PROBLEM REQUIREMENTS: Select, from the material below, each line with "matplotlib" in it.

○ ○ ○ ○ ○

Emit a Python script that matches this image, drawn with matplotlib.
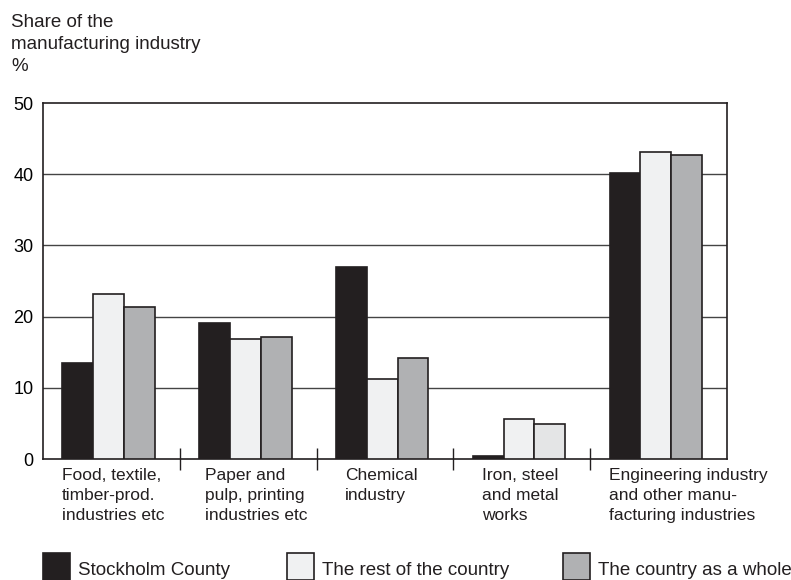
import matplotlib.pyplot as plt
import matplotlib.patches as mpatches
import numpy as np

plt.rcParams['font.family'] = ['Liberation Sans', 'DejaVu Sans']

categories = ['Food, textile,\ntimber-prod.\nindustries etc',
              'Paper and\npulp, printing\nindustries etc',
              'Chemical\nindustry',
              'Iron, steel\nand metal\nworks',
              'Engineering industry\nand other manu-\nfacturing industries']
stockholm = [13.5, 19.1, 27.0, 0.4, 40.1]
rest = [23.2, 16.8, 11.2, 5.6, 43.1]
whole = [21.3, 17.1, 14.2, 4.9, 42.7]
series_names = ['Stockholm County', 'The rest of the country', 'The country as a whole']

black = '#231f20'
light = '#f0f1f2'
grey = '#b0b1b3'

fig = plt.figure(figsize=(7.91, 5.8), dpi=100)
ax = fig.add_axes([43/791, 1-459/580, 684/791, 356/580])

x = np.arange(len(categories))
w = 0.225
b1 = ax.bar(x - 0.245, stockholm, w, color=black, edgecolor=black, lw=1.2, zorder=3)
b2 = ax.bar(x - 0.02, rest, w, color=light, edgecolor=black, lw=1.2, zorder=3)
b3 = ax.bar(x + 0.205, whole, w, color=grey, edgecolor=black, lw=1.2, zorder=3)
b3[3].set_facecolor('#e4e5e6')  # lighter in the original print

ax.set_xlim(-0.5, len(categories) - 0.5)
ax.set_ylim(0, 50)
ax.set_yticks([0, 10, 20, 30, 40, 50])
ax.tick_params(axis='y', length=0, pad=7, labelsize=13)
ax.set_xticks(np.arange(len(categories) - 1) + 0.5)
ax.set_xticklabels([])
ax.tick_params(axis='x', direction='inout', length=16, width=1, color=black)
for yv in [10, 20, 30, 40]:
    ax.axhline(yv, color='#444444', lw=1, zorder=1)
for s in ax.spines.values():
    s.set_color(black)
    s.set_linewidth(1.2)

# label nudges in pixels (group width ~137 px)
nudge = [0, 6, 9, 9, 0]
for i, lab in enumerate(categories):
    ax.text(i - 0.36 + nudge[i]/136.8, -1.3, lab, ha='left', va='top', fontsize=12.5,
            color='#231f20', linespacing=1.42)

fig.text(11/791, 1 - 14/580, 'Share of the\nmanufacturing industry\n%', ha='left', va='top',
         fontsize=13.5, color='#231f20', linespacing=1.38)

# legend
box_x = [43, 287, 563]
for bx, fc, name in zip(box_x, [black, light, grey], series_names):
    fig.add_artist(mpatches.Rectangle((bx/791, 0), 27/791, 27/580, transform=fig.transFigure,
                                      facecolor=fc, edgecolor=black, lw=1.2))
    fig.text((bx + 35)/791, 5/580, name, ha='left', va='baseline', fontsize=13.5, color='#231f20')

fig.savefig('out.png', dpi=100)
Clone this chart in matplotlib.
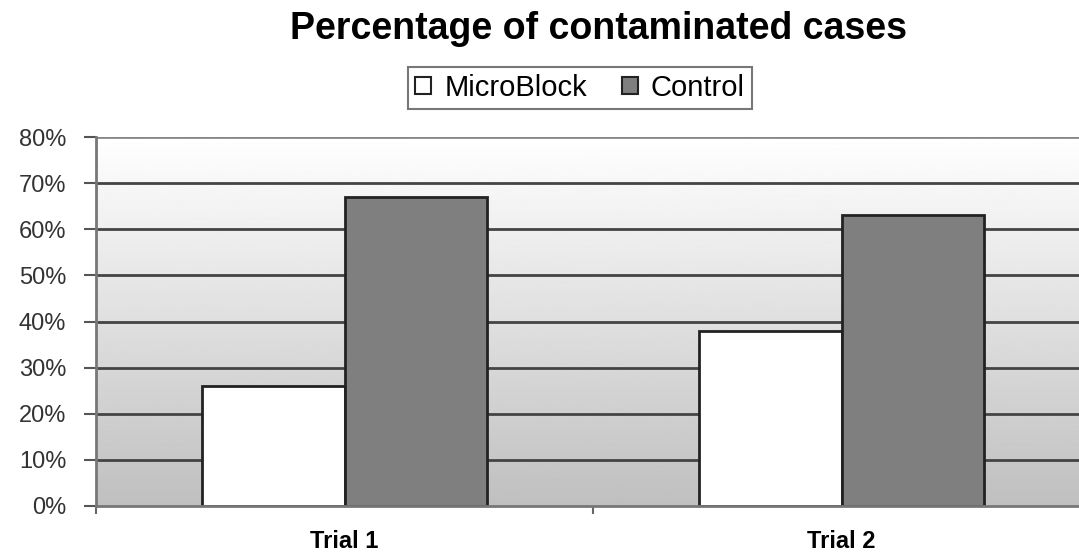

○ ○ ○ ○ ○

EXERCISE OUTPUT:
Emit a Python script that matches this image, drawn with matplotlib.
import matplotlib.pyplot as plt
import matplotlib.patches as mpatches
Clone this chart in matplotlib.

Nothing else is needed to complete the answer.